[SUPPLIED INFORMATION start]

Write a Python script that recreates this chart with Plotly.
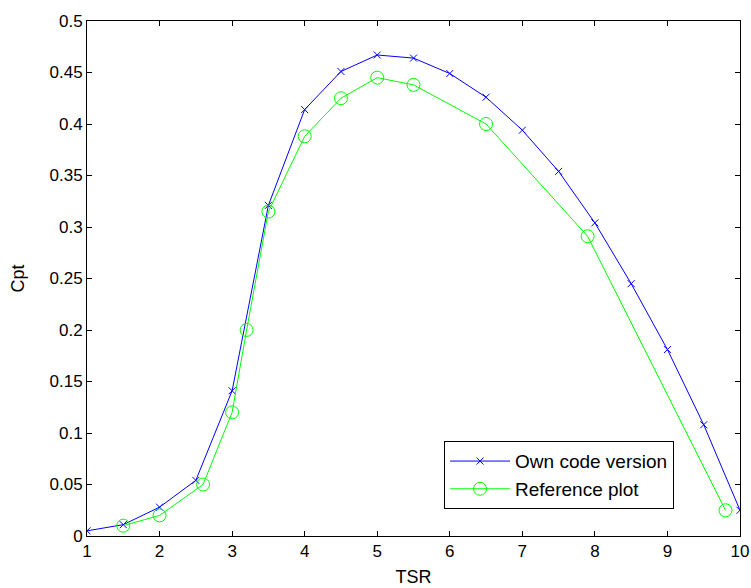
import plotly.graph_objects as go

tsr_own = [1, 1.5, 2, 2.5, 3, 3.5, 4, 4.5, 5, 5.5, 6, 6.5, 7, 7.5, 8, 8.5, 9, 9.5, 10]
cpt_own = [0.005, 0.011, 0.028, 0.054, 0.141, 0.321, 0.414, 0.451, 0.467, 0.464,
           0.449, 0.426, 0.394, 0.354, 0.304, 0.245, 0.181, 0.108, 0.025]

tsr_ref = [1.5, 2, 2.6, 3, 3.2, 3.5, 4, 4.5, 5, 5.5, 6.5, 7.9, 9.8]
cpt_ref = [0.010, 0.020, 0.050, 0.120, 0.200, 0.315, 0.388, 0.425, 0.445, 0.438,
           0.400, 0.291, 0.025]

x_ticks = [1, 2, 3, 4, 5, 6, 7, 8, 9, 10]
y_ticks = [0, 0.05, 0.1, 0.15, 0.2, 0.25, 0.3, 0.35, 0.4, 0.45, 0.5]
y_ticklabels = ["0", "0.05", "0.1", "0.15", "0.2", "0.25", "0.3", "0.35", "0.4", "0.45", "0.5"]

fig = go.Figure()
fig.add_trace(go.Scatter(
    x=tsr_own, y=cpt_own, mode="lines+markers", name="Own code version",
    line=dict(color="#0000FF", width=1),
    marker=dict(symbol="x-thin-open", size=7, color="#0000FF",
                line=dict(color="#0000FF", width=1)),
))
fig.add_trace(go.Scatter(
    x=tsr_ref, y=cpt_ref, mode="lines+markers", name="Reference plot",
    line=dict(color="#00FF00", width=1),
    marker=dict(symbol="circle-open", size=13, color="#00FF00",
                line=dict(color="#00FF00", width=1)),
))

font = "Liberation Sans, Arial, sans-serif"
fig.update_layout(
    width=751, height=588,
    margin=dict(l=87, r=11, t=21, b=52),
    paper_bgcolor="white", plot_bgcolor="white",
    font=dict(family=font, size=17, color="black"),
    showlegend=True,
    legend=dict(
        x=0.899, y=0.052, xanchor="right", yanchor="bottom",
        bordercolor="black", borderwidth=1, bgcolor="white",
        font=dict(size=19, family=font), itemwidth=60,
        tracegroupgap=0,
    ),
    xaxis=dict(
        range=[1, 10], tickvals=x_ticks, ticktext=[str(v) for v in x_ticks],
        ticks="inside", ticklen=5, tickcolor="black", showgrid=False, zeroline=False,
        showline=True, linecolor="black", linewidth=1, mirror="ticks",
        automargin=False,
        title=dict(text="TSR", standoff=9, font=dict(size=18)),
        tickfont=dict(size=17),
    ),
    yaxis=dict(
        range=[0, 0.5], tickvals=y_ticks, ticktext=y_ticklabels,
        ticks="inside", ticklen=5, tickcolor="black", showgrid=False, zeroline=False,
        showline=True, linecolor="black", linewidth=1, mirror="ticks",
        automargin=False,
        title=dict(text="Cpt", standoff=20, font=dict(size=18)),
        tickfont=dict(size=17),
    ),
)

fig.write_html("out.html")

[SUPPLIED INFORMATION end]

Go through the listing above and quote it exactly, apart from its images.

Write a Python script that recreates this chart with Plotly.
import plotly.graph_objects as go

tsr_own = [1, 1.5, 2, 2.5, 3, 3.5, 4, 4.5, 5, 5.5, 6, 6.5, 7, 7.5, 8, 8.5, 9, 9.5, 10]
cpt_own = [0.005, 0.011, 0.028, 0.054, 0.141, 0.321, 0.414, 0.451, 0.467, 0.464,
           0.449, 0.426, 0.394, 0.354, 0.304, 0.245, 0.181, 0.108, 0.025]

tsr_ref = [1.5, 2, 2.6, 3, 3.2, 3.5, 4, 4.5, 5, 5.5, 6.5, 7.9, 9.8]
cpt_ref = [0.010, 0.020, 0.050, 0.120, 0.200, 0.315, 0.388, 0.425, 0.445, 0.438,
           0.400, 0.291, 0.025]

x_ticks = [1, 2, 3, 4, 5, 6, 7, 8, 9, 10]
y_ticks = [0, 0.05, 0.1, 0.15, 0.2, 0.25, 0.3, 0.35, 0.4, 0.45, 0.5]
y_ticklabels = ["0", "0.05", "0.1", "0.15", "0.2", "0.25", "0.3", "0.35", "0.4", "0.45", "0.5"]

fig = go.Figure()
fig.add_trace(go.Scatter(
    x=tsr_own, y=cpt_own, mode="lines+markers", name="Own code version",
    line=dict(color="#0000FF", width=1),
    marker=dict(symbol="x-thin-open", size=7, color="#0000FF",
                line=dict(color="#0000FF", width=1)),
))
fig.add_trace(go.Scatter(
    x=tsr_ref, y=cpt_ref, mode="lines+markers", name="Reference plot",
    line=dict(color="#00FF00", width=1),
    marker=dict(symbol="circle-open", size=13, color="#00FF00",
                line=dict(color="#00FF00", width=1)),
))

font = "Liberation Sans, Arial, sans-serif"
fig.update_layout(
    width=751, height=588,
    margin=dict(l=87, r=11, t=21, b=52),
    paper_bgcolor="white", plot_bgcolor="white",
    font=dict(family=font, size=17, color="black"),
    showlegend=True,
    legend=dict(
        x=0.899, y=0.052, xanchor="right", yanchor="bottom",
        bordercolor="black", borderwidth=1, bgcolor="white",
        font=dict(size=19, family=font), itemwidth=60,
        tracegroupgap=0,
    ),
    xaxis=dict(
        range=[1, 10], tickvals=x_ticks, ticktext=[str(v) for v in x_ticks],
        ticks="inside", ticklen=5, tickcolor="black", showgrid=False, zeroline=False,
        showline=True, linecolor="black", linewidth=1, mirror="ticks",
        automargin=False,
        title=dict(text="TSR", standoff=9, font=dict(size=18)),
        tickfont=dict(size=17),
    ),
    yaxis=dict(
        range=[0, 0.5], tickvals=y_ticks, ticktext=y_ticklabels,
        ticks="inside", ticklen=5, tickcolor="black", showgrid=False, zeroline=False,
        showline=True, linecolor="black", linewidth=1, mirror="ticks",
        automargin=False,
        title=dict(text="Cpt", standoff=20, font=dict(size=18)),
        tickfont=dict(size=17),
    ),
)

fig.write_html("out.html")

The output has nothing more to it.